Analytical chemistry

PubMedID: 12236367

Zheng J, Yeung ES. Anomalous radial migration of single DNA molecules in capillary electrophoresis. Anal Chem. 2002;74(17):4536-47.
We report the unexpected radial migration of DNA molecules in capillary electrophoresis (CE) with applied Poiseuille flow. Such movement can contribute to anomalous migration times, peak dispersion, and size and shape selectivity in CE. When Poiseuille flow is applied from the cathode to the anode, DNA molecules move toward the center of the capillary, forming a narrow, highly concentrated zone. Conversely, when the flow is applied from the anode to the cathode, DNA molecules move toward the walls, leaving a DNA-depleted zone around the axis. We showed that the deformation and orientation of DNA molecules under Poiseuille flow was responsible for the radial migration. By analyzing the forces acting on the deformed and oriented DNA molecules, we derived an expression for the radial lift force, which explained our results very well under different conditions with Poiseuille flow only, electrophoresis only, and the combination of Poiseuille flow and electrophoresis.
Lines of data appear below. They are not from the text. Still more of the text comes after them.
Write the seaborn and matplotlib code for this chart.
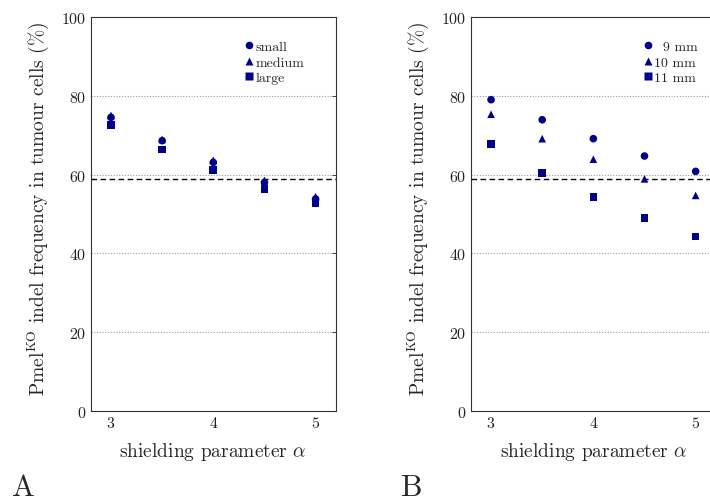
import matplotlib
matplotlib.use("Agg")
import matplotlib.pyplot as plt
import seaborn as sns
import pandas as pd

# Shielding parameter values
alpha = [3.0, 3.5, 4.0, 4.5, 5.0]

# Panel A: tumour size classes
small = [74.5, 68.6, 63.1, 58.0, 53.8]
medium = [75.0, 68.9, 63.6, 58.5, 54.4]
large = [72.5, 66.4, 61.2, 56.4, 52.8]

# Panel B: tumour diameters
d9 = [79.0, 73.9, 69.1, 64.7, 60.8]
d10 = [75.3, 69.1, 63.9, 58.9, 54.7]
d11 = [67.8, 60.4, 54.3, 48.9, 44.3]

# Reference (unshielded) frequency
baseline = 58.8

sns.set_theme(style="white")
plt.rcParams["font.family"] = ["cmr10", "DejaVu Serif"]
plt.rcParams["mathtext.fontset"] = "cm"
plt.rcParams["axes.formatter.use_mathtext"] = True

navy = "#00008B"

fig = plt.figure(figsize=(7.10, 5.02), dpi=100)
axA = fig.add_axes([0.1275, 0.1793, 0.3458, 0.785])
axB = fig.add_axes([0.6628, 0.1793, 0.3458, 0.785])


def long_form(series):
    rows = []
    for name, vals in series:
        for a, v in zip(alpha, vals):
            rows.append({"alpha": a, "freq": v, "group": name})
    return pd.DataFrame(rows)


dfA = long_form([("small", small), ("medium", medium), ("large", large)])
dfB = long_form([("\u2007" + "9 mm", d9), ("10 mm", d10), ("11 mm", d11)])

for ax, df, order, anchor in [
    (axA, dfA, ["small", "medium", "large"], (0.91, 0.965)),
    (axB, dfB, ["\u2007" + "9 mm", "10 mm", "11 mm"], (0.965, 0.965)),
]:
    for y in [20, 40, 60, 80]:
        ax.axhline(y, color="#999999", linestyle=(0, (1, 1.5)), linewidth=0.8, zorder=0)
    ax.axhline(baseline, color="black", linestyle=(0, (4, 2.5)), linewidth=1.0, zorder=1)
    sns.scatterplot(
        data=df, x="alpha", y="freq", style="group", style_order=order,
        markers={order[0]: "o", order[1]: "^", order[2]: "s"},
        color=navy, s=30, edgecolor="none", ax=ax, zorder=3,
    )
    ax.set_xlim(2.8, 5.2)
    ax.set_ylim(0, 100)
    ax.set_xticks([3, 4, 5])
    ax.set_yticks([0, 20, 40, 60, 80, 100])
    ax.tick_params(axis="both", direction="in", length=3, width=0.6,
                   labelsize=11.5, colors="#222222", pad=3)
    ax.tick_params(axis="y", right=True)
    ax.set_xlabel(r"shielding parameter $\alpha$", fontsize=14, labelpad=7)
    ax.set_ylabel(r"Pmel$^{\mathrm{KO}}$ indel frequency in tumour cells (%)",
                  fontsize=14, labelpad=3)
    ax.yaxis.set_label_coords(-0.16, 0.515)
    for sp in ax.spines.values():
        sp.set_color("#333333")
        sp.set_linewidth(0.8)
    leg = ax.legend(loc="upper right", bbox_to_anchor=anchor, frameon=False,
                    fontsize=10, handletextpad=0.05, handlelength=0.8,
                    labelspacing=0.2, borderpad=0.2, markerscale=1.0)
    for h in leg.legend_handles:
        h.set_color(navy)

fig.text(0.017, 0.012, "A", fontsize=22)
fig.text(0.565, 0.012, "B", fontsize=22)

fig.savefig("out.png", dpi=100)
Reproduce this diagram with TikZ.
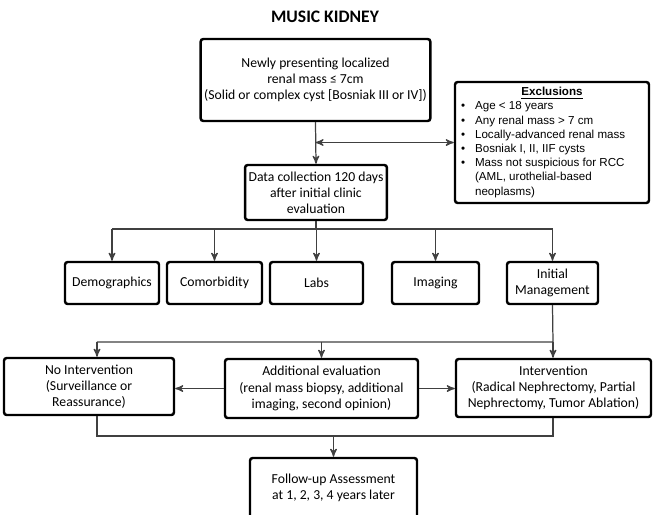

Factors governing the direction and velocity of radial migration were elucidated. Potential applications of this phenomenon include an alternative to sheath flow in flow cytometry, improving precision and reliability of single-molecule detection, reduction of wall adsorption, and size separation with a mechanism akin to field-flow fractionation. On the negative side, nonuniform electroosmotic flow along the capillary or microfluidic channel is common in CE, and radial migration of certain analytes cannot be neglected.